Security and provenance

Prove where your models were trained and with which hardware. Provenance logs now join privacy and fairness checklists. Enterprises will need to show regulators that they are not laundering performance by hopping across jurisdictions.

Pro tips for teams caught in the squeeze

Operating under constraints does not have to stall innovation. The following moves can stabilize roadmaps.

Optimize early

Integrate quantization-aware training and low-rank adapters at the start. These techniques reduce memory and compute needs, making exportable accelerators competitive for many tasks. Avoid waiting for the perfect chip; design for the one you can legally deploy.

Negotiate flexible contracts

When signing with cloud providers, include clauses that let you shift workloads across regions or onto alternative SKUs without punitive fees.

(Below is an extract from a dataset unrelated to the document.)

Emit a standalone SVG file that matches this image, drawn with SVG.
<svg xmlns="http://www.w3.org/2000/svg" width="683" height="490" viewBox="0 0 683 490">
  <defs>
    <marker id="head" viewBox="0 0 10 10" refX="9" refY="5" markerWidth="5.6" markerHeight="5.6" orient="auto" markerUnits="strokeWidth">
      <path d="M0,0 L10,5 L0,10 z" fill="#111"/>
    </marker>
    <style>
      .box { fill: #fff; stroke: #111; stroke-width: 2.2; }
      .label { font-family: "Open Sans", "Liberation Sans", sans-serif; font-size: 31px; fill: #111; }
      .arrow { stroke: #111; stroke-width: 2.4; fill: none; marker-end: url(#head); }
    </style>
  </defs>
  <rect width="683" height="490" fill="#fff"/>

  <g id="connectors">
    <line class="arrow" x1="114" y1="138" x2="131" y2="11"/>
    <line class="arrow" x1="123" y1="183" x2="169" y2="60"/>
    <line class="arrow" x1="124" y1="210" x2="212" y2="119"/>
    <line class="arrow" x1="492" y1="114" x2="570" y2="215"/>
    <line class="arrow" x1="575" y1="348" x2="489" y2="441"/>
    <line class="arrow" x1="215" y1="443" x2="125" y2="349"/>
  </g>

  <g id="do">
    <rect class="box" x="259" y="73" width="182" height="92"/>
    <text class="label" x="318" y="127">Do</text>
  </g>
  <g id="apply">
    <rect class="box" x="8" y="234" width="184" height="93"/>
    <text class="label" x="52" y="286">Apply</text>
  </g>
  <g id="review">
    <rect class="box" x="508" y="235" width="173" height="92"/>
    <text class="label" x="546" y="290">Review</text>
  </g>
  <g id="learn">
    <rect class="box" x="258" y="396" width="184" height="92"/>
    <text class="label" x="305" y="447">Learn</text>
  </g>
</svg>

Ask for visibility into their capacity planning so you are not blindsided by compliance-driven allocations.

Instrument everything

Deploy granular telemetry: GPU utilization, memory bandwidth, token latency. This data becomes negotiation leverage and a compliance artifact. It also reveals where software optimizations can offset weaker hardware.

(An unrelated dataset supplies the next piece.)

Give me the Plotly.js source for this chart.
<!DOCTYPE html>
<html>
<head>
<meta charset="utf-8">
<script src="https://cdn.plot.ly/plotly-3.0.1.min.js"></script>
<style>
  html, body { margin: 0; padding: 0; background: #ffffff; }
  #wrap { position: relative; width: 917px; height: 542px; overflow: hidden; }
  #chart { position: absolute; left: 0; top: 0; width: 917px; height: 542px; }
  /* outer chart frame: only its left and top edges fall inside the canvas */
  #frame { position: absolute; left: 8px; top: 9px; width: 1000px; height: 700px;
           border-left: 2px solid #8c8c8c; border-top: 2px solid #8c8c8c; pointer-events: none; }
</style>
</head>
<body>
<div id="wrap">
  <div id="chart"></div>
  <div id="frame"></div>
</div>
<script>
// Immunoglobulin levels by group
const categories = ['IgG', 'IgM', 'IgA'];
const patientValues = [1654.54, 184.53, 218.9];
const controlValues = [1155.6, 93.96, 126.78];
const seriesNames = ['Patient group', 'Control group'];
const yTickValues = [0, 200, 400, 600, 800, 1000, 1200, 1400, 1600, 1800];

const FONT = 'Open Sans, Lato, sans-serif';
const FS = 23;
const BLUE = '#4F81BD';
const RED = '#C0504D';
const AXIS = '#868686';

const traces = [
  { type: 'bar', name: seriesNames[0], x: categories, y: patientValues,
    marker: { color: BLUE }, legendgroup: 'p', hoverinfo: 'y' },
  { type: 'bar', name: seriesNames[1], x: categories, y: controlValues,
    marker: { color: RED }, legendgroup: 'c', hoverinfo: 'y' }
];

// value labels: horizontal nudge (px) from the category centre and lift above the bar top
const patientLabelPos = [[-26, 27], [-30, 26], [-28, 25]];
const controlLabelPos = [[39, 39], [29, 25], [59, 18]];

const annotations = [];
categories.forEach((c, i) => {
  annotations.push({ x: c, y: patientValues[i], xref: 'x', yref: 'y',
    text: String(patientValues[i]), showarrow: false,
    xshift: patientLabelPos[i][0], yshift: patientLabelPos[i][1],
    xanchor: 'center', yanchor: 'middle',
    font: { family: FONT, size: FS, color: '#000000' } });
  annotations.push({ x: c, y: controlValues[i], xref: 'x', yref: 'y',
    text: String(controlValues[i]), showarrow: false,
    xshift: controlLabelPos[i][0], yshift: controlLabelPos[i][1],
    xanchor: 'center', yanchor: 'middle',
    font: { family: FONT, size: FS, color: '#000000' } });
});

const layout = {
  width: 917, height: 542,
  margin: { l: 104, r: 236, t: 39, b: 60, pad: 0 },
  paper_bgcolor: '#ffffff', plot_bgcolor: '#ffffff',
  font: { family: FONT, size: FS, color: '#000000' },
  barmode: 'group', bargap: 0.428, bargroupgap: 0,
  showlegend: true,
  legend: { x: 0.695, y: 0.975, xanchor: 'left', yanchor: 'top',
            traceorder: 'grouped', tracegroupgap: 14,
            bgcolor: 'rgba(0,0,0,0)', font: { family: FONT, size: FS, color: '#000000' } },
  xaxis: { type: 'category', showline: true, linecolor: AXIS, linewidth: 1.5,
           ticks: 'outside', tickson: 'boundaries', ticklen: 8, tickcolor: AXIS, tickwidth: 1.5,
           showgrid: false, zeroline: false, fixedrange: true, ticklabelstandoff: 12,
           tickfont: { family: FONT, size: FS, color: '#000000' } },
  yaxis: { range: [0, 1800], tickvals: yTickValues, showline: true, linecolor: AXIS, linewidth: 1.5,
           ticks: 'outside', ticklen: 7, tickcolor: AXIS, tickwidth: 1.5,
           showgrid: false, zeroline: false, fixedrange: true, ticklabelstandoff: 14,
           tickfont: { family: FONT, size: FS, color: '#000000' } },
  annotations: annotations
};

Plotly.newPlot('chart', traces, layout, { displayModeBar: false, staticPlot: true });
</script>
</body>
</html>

Future implications: fragmented AI ecosystems

The likely outcome is a bifurcated AI landscape. One track runs on unrestricted, bleeding-edge silicon pushing new model frontiers. The other thrives on localized, efficient stacks tuned for compliance. Innovation will not stop; it will fork.

Localized standards

Expect regional bodies to standardize on open instruction sets like RISC-V and open accelerators that sidestep export complexity. Toolchains may diverge, with regional forks of CUDA-equivalent runtimes optimized for compliant interconnects.

Talent flows shift

Engineers skilled at squeezing performance from constrained hardware will be in demand. Academic labs may lead here, publishing recipes for frontier-lite training that regulators accept and enterprises can adopt.

Policy feedback loops

As vendors iterate and adversaries probe, policies will update faster. Companies need dedicated teams to track notices, test pre-release firmware, and engage regulators. The agile governance mindset now extends beyond privacy and security into compute itself.

Bottom line

AI chip export controls are not a footnote – they are the new operating environment. The companies that win will be those that treat compliance as a design input, efficiency as a feature, and geopolitics as a core dependency. For everyone else, the lesson is blunt: the era of unconstrained compute is over. Build accordingly.